High Brown Fritillary (left) and Cushenbury buckwheat (right, (c) S. Eliason/USFS)

These rare species draw nature enthusiasts to limestone regions. Unfortunately, limestone is easily eroded and the landscapes must be protected to ensure that the fragile ecosystems survive.

The rolling hills, steep cliffs and narrow gorges on the surface of limestone uplands attract walkers, climbers and cyclists, while the extensive caves and tunnels beneath the ground draw in curious tourists and serious cavers from around the world.


Tourism – volcanoes

Tourists visiting volcanoes is nothing new. In the mid-18th Century wealthy young men from around Europe would take a ‘grand tour’ as part of their education. Pompeii and Herculaneum, two towns destroyed in the same eruption of Mount Vesuvius in 79AD, were both part of the tour. The fittest and bravest of these adventurers might even climb the volcano itself.

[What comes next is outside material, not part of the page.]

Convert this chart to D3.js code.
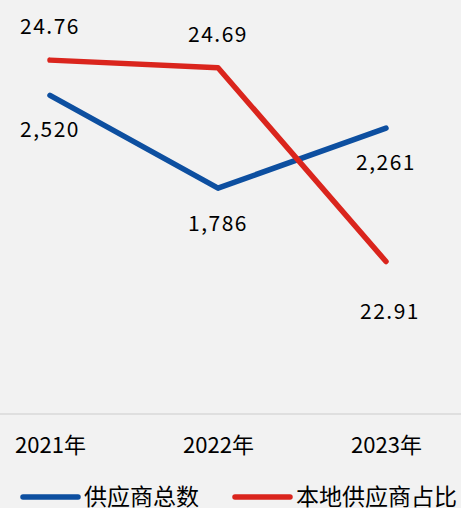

Discovery of the Temple of Isis at Pompeii, from Campi Phlegraei, Vol. 2 by William Hamilton (Naples: 1776)

In Iceland, the numerous geothermal pools heated by the Earth itself attract many thousands of visitors each year who come to relax in the hot water while enjoying the spectacular landscapes (but not the smell – the water stinks!). The Blue Lagoon (pictured below) is just one of many geothermal pools on the volcanic island, and there are many others all over the world.


The Blue Lagoon (c) I.Sabljak/C.C Licence

The sharp, jagged peaks of dormant and extinct composite volcanoes have attracted climbers for years, while more recently the volcanic activity itself has become an attraction.

Brave (or foolish) tourists and scientists get close to the bubbling lava lakes on shield volcanoes like Mauna Loa and Mauna Kea in Hawaii, while the spectacular eruptions of Etna and Stromboli in Italy bring visitors from far and wide. Watch the videos below to see volcanoes in action.

Video 1: Spattering in a lava lake on Hawaii


Video 2: April 2012 eruptions of Stromboli and Etna


Video 3: In Yellowstone National Park, the site of a supervolcano, the geyser ‘Old Faithful’ thrills its spectators with regular eruptions of water heated by volcanic rocks far beneath the surface.


Video 4: Mount Etna’s eruptions over the past few years have attracted many visitors, despite the dangers. They are rewarded with some spectacular sights, including Etna’s very unusual habit of blowing smoke rings.

Pupil Activity

Take a virtual fieldtrip using a GIS like Google Earth and visit one of the locations mentioned in any of the three articles in this issue:

  • Danger – Limestone!

  • Danger – Volcano!

  • Living in Peril

Find out about the area around it, including the industries and activities in the local area (agriculture, mining, tourism, leisure etc).

Write a short report for an article in a newspaper about the area that you chose.

You might want to write about a particular event like an eruption, landslide or a collapsed cave. Or you could write about more general changes to the environment (e.g. erosion and environmental damage) and the communities living there.

Make sure that you consider the effects, positive and negative, over both short and long timescales.